My examples were just the tip of the fucking ice berg with my mom. I can recall several strange, manipulative, and emotionally abusive things she did all throughout my life.

When I was a young child, my mom was a lot nicer to me. Later she told me it was because I was cute and looked like her, when my sister looked like my dad. My dad confirmed this behavior too. He said he couldn't stand the way my mom treated her, and he knew it was because she looked like him, not her. Narcissist parents usually target one sibling. My sister was my mom's black sheep for most early childhood.

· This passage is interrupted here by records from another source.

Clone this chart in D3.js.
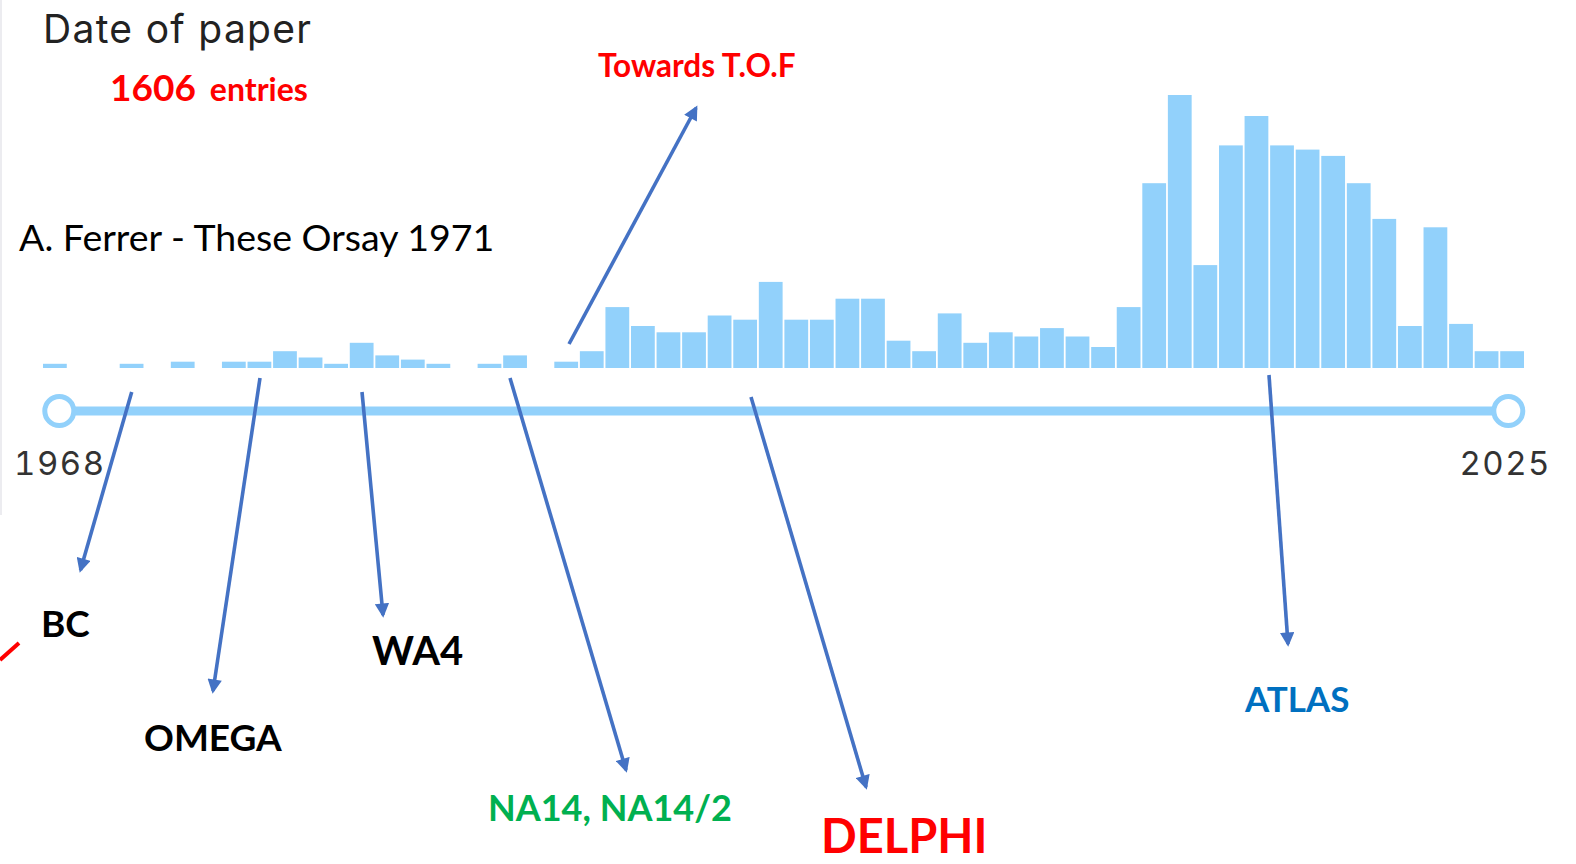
<!DOCTYPE html>
<html>
<head>
<meta charset="utf-8">
<script src="https://cdn.jsdelivr.net/npm/d3@7"></script>
<style>
  html, body { margin: 0; padding: 0; background: #fff; }
  svg { display: block; }
</style>
</head>
<body>
<svg id="chart" width="1576" height="864"></svg>
<script>
// papers per year, 1968 .. 2025 (0 = no bar)
const years = d3.range(1968, 2026);
const counts = [
    2, 0, 0, 2, 0, 3, 0, 3, 3, 8,
    5, 2, 12, 6, 4, 2, 0, 2, 6, 0,
    3, 8, 29, 20, 17, 17, 25, 23, 41, 23,
    23, 33, 33, 13, 8, 26, 12, 17, 15, 19,
    15, 10, 29, 88, 130, 49, 106, 120, 106, 104,
    101, 88, 71, 20, 67, 21, 8, 8
];
const totalEntries = 1606;
const rangeLabels = ["1968", "2025"];

// experiment annotations
const expLabels = ["BC", "OMEGA", "WA4", "NA14, NA14/2", "DELPHI", "ATLAS"];
const expColors = ["#000", "#000", "#000", "#00b050", "#ff0000", "#0070c0"];

const svg = d3.select("#chart");
const width = 1576, height = 864;

const x = d3.scaleBand()
    .domain(years)
    .range([43, 1524])
    .paddingInner(0.07)
    .paddingOuter(0);

const y = d3.scaleLinear()
    .domain([0, d3.max(counts)])
    .range([368, 95]);

const slider = d3.scaleLinear()
    .domain([1968, 2025])
    .range([59.3, 1508.3]);

const barColor = "#92d1fb";
const arrowColor = "#4472c4";

// faint screenshot border on the left
svg.append("line")
    .attr("x1", 1).attr("x2", 1)
    .attr("y1", 0).attr("y2", 515)
    .attr("stroke", "#ececf0")
    .attr("stroke-width", 2);

svg.append("defs").append("marker")
    .attr("id", "head")
    .attr("viewBox", "0 0 10 10")
    .attr("refX", 8).attr("refY", 5)
    .attr("markerWidth", 4.2).attr("markerHeight", 4)
    .attr("markerUnits", "strokeWidth")
    .attr("orient", "auto")
    .append("path")
    .attr("d", "M0,0 L10,5 L0,10 Z")
    .attr("fill", arrowColor);

// histogram
const data = years.map((yr, i) => ({ year: yr, n: counts[i] })).filter(d => d.n > 0);

svg.append("g")
    .selectAll("rect")
    .data(data)
    .join("rect")
    .attr("x", d => x(d.year))
    .attr("width", x.bandwidth())
    .attr("y", d => y(d.n))
    .attr("height", d => y(0) - y(d.n))
    .attr("fill", barColor);

// range slider
const sy = 411;
svg.append("line")
    .attr("x1", slider(1968)).attr("x2", slider(2025))
    .attr("y1", sy).attr("y2", sy)
    .attr("stroke", barColor)
    .attr("stroke-width", 9);

svg.append("g")
    .selectAll("circle")
    .data([1968, 2025])
    .join("circle")
    .attr("cx", d => slider(d))
    .attr("cy", sy)
    .attr("r", 14.5)
    .attr("fill", "#fff")
    .attr("stroke", barColor)
    .attr("stroke-width", 5);

svg.append("g")
    .selectAll("text")
    .data(rangeLabels)
    .join("text")
    .attr("x", (d, i) => i === 0 ? 14 : 1551)
    .attr("y", 475)
    .attr("text-anchor", (d, i) => i === 0 ? "start" : "end")
    .attr("font-family", "Inter, 'Liberation Sans', sans-serif")
    .attr("font-size", 33)
    .style("font-variant-numeric", "tabular-nums")
    .attr("letter-spacing", 1.5)
    .attr("fill", "#333")
    .text(d => d);

// headings
svg.append("text")
    .attr("x", 43).attr("y", 43)
    .attr("font-family", "Inter, 'Liberation Sans', sans-serif")
    .attr("font-size", 39)
    .attr("letter-spacing", 1.3)
    .attr("fill", "#222")
    .text("Date of paper");

const entries = svg.append("text")
    .attr("x", 110).attr("y", 101)
    .attr("font-family", "Lato, sans-serif")
    .attr("font-weight", "bold")
    .attr("fill", "#ff0000");
entries.append("tspan").attr("font-size", 37).text(totalEntries);
entries.append("tspan").attr("font-size", 32).attr("dx", 14).text("entries");

svg.append("text")
    .attr("x", 19).attr("y", 251)
    .attr("font-family", "Lato, sans-serif")
    .attr("font-size", 37.5)
    .attr("fill", "#000")
    .text("A. Ferrer - These Orsay 1971");

svg.append("text")
    .attr("x", 598).attr("y", 77)
    .attr("font-family", "Lato, sans-serif")
    .attr("font-weight", "bold")
    .attr("font-size", 31.5)
    .attr("fill", "#ff0000")
    .text("Towards T.O.F");

// arrows: [x1, y1, x2, y2]
const arrows = [
    [131.7, 392, 80.5, 570],
    [260, 378, 213, 691],
    [362, 392, 383, 615],
    [510, 378, 626, 770],
    [751, 397, 866, 787],
    [1269, 375, 1288, 644],
    [569, 344, 696, 108]
];

svg.append("g")
    .selectAll("line")
    .data(arrows)
    .join("line")
    .attr("x1", d => d[0]).attr("y1", d => d[1])
    .attr("x2", d => d[2]).attr("y2", d => d[3])
    .attr("stroke", arrowColor)
    .attr("stroke-width", 3.6)
    .attr("marker-end", "url(#head)");

// experiment labels
const labelPos = [
    [41, 637, 37],
    [144, 751, 37],
    [372, 665, 40],
    [488, 821, 36],
    [821, 853, 47],
    [1245, 712, 35]
];

svg.append("g")
    .selectAll("text")
    .data(expLabels)
    .join("text")
    .attr("x", (d, i) => labelPos[i][0])
    .attr("y", (d, i) => labelPos[i][1])
    .attr("font-size", (d, i) => labelPos[i][2])
    .attr("font-family", "Lato, sans-serif")
    .attr("font-weight", "bold")
    .attr("fill", (d, i) => expColors[i])
    .text(d => d);

// stray red stroke at the left edge
svg.append("line")
    .attr("x1", 0).attr("y1", 660)
    .attr("x2", 19).attr("y2", 643)
    .attr("stroke", "#ff0000")
    .attr("stroke-width", 4);
</script>
</body>
</html>
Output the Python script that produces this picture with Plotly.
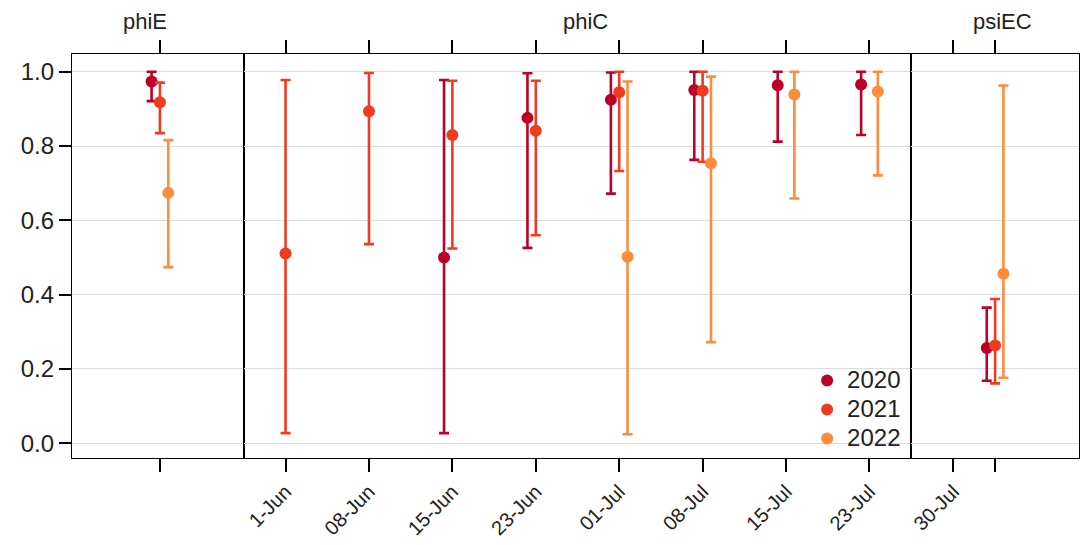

When I was a teen, I became very rebellious because I was so frustrated with her, she stopped liking me around there and started bonding with my sister constantly to hurt my feelings, but my sister was on the backburner before me, my mom doing the same to her. But when I was 13, she accused me of being on meth. I barely even understand why or how this came up. I was late coming home from school, and she thought it was because I was on drugs. A loaded question, but I didn't even know what meth was, let alone how to obtain it. I said "No?" she goes "Yea, you would lie about it." She convinced my family I was on drugs (told coworkers, my friend's parents, our local church to do a prayer for me?) She did not let me leave the house alone until well into high school.

It's weird writing it now. These experiences seem so normal. I wish I didn't grow up with this person. I fear someday being liker her.